Other examples of rigorous models are mentioned in the literature, i.e., the model implemented in SISAR, which is a software for high-resolution satellite images at the Area di Geodesia e Geomatica—Sapienza Università di Roma. The approximate values of the physical parameters can be computed thanks to the information contained in the metadata file provided with each image and corrected by a least squares estimation process based on an appropriate number of GCPs [
55].
In this work orthorectification processes were carried out on the WV-2 panchromatic image using PCI Geomatica OrthoEngine Version 2015. The following algorithms were applied:
2D PFs;
3D RPFs with original RPCs;
3D RPFs without original RPCs;
Toutin’s rigorous model;
A combination of 3D RPFs and 2D PFs.
Both GCPs and CPs were homogeneously distributed over the study area and located on well-defined features. Clearly, the source, accuracy, distribution and number of GCPs and CPs are very important for a correct orthorectification [
2]. To obtain a reliable measurement of GCPs and CPs with adequate planimetric accuracy, their (x, y) coordinates in UTM-WGS84 were derived from orthophotos of Campania with 0.20 m resolution (nominal scale: 1:5000). It should be noted that errors may occur when manually selecting corresponding points. Thus, specific GCPs and CPs were detected in well-defined locations such as road junctions and corners of buildings or swimming pools. For any ambiguous points, Canny edge detection algorithm [
56] was used to support the identification of the corresponding points. In accordance with the literature [
25], this helps in ensuring that the accuracy of the GCP and CP identification on the imagery was definitely below one pixel.

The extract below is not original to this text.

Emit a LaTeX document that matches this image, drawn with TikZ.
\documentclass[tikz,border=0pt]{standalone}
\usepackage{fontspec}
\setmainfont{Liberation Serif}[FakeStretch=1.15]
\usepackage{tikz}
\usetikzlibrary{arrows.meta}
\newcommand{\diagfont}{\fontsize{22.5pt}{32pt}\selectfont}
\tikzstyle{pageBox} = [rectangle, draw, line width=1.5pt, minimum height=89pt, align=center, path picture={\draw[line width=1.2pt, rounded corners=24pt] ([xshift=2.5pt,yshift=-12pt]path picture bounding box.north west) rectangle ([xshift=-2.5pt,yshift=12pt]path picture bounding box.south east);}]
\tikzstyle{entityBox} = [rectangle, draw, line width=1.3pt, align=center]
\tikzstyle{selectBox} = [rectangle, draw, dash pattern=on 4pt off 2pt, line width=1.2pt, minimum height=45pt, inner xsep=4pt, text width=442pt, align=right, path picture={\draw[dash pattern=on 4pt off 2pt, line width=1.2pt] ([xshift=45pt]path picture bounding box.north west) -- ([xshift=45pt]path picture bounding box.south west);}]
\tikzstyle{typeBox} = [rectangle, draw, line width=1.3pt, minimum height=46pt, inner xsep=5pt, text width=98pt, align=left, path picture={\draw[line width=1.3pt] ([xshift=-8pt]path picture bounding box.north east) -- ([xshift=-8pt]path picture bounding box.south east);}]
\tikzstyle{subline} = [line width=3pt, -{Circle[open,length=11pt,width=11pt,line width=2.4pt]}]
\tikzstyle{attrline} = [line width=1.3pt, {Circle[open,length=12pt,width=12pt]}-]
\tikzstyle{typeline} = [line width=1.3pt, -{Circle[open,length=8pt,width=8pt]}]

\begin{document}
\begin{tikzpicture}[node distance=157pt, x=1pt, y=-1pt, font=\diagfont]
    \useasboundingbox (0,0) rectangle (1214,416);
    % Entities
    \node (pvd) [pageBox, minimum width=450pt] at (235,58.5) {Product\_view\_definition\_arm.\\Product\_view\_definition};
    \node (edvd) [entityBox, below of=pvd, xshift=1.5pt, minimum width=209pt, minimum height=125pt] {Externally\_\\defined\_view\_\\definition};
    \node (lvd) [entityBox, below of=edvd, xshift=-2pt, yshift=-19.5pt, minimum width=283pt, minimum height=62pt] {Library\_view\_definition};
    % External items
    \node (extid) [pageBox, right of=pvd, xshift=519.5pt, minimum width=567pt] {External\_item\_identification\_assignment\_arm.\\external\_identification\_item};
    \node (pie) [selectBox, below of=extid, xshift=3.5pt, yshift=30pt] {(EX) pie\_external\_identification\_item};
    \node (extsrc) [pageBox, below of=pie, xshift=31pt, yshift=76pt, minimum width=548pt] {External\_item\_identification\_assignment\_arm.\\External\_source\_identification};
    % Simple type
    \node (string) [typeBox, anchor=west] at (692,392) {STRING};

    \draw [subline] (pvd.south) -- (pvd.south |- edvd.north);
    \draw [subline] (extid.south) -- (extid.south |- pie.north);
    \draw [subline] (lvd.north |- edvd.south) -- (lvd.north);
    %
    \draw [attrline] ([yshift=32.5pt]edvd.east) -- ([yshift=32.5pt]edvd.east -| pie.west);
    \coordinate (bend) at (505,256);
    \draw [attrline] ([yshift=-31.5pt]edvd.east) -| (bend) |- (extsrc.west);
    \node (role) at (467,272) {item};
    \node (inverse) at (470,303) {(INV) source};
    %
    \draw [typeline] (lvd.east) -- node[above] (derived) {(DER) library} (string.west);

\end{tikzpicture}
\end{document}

Figure 2 reports an example of CP identification.
GCP and CP elevations were obtained by DEMs of the study area with a different horizontal resolution (cell size: 1 m, 20 m, 75 m). The DEM with a cell size of 1 m derived from laser-scanning data was supplied by the local administration (Provincia di Napoli) which indicates residuals of 0.16 m between the heights from the grid and those of the 3D points acquired with the RTK (real-time kinematic) survey. The DEM with a cell size of 20 m was provided by IGM (Istituto Geografico Militare), which indicates residuals of 7–10 m between the heights from the grid and those of the 3D points in plane and hilly zones. The DEM with a cell size of 75 m was provided by ISPRA (Istituto Superiore per la Protezione e la Ricerca Ambientale) and presents a vertical accuracy of 16–22 m in the considered area.
The flowchart in
Figure 3 shows the inputs (orthophotos, WV-2 panchromatic image, DEMs), the algorithms used (2D PFs—fourth- and fifth-order; 3D RPFs with and without RPCs; Toutin’s rigorous model; and a combination of 3D RPFs and 2D PFs), and the most important steps (GCP and CP residuals calculation, positional accuracy evaluation based on minimum, maximum, mean, standard deviation, RMS calculation, orthorectification process, and output).
The orthorectification in two steps was introduced to increase the geopositional accuracy of the final WV-2 panchromatic image. In the first step, the best resulting 3D RPFs model (75 GCPs–15 CPs, DEM = 1 m) was applied. For the second step, first-order PFs using 15 GCPs was performed on the orthoimage resulting from the first step.